私の変な不妊治療 9「3の段のナベアツ」

ご覧くださりありがとうございます。

不妊治療を受ける中で、何だか面白いなあと感じたことをつづっております。クスっとしていただけたら幸いです。

その9です。

不妊治療もタイミング法から顕微授精までいろいろあり、全部を経験したわけではないのですが、女性ホルモン剤を投与されることは多いのじゃないかと思います。(私は人工授精、体外受精の経験をしております)

それでひとつ申し上げたい。

女性ホルモン剤は、ほんとうにアホになる。

これまで「足に4歳児が乗っている」だの「腹が茶碗蒸しでできている」だの言ってきましたが、それは私の常です。言動がおかしくなるわけではありません。

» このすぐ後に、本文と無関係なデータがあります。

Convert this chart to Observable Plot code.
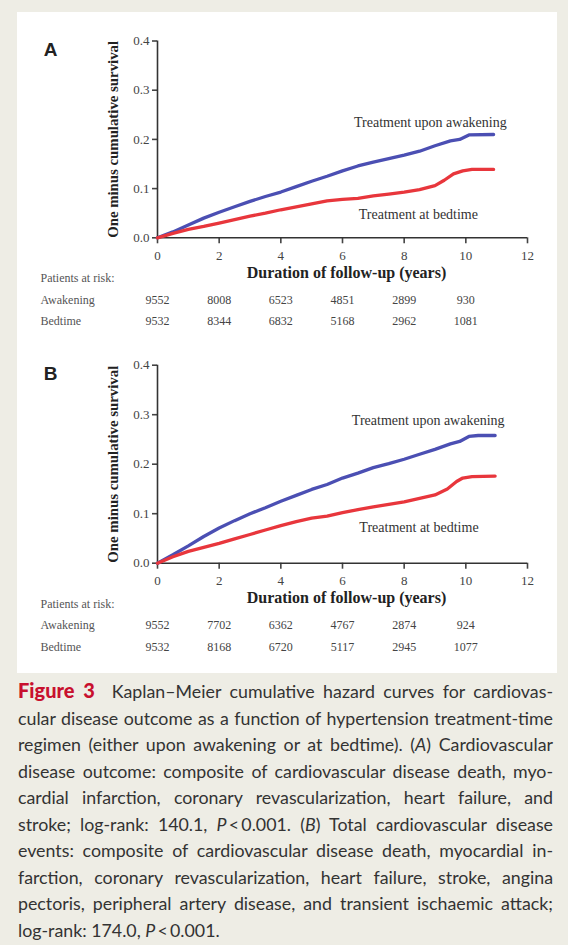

女性ホルモン剤も黄体ホルモンと卵胞ホルモンに分かれますが、どちらも強弱は違えど大体共通しているのは、だるい、むくむ、ボンヤリする。人によってはイライラする。夫を叩きたい、200回蹴りたい。半径3メートルのことにしか興味ない。私の場合はそんな感じでした。体内で一年近くかけて命をはぐくむということは、普段以上に危険を避けて生きてゆかねばならないということ。警戒心を持ち、かつ、好奇心で行動範囲を広げるようなことはできないようになっているのかもしれないな、と感じます。

それでなんですが、私本当にアホになります。昨日も本を買おうとして財布にお金が入っていなかった。目は半目だしいつもぽんやりしている。洗濯物は3日くらい干しっぱなし。

「郵便局に荷物を発送に行ったが50円足りなくて、カードもなくていったん帰宅した」という私に夫は「やったじゃん」と言ってくれます。ほめているのではなく慣れているのです。カレーの味も決まらなくて、どんどんケチャップを足しソースを足し、最終的にどっさり捨てました。具材がすくないのにおいしくなるわけがなかった。買う前に何度も確認したはずのホッカイロミニ30個入りも、家で見たら「貼れない」タイプで、大きい声が出ました。「ホッカイロは貼るタイプ一択」ー妊活中の女性の鉄の掟です。仕方ないのでマスキングテープで腹に貼ったらなんかオシャレなことになりました。

こういうことは普通の女性の身にも年に一度か数回発生し、飲みの席や人との会話で披露され、その場をなごませるのによい働きをするものです。

ただ私は毎日起きている。アホの連打がすごい。3の段に入ったナベアツのようだ。

アホであることは生きてゆくうえで危険じゃないのか?と疑問がわきましたが、そこは周囲の庇護と当人のあきらめで成り立つようになりました。時間に余裕を持ち、できないことはするとは言わず、アホであることを体現し、受け入れる。つねづね、得難い経験をしているなあ…と思います。

治療が終了し、ホルモン剤を飲み終わるとアホは去ってゆきます。ご心配なく!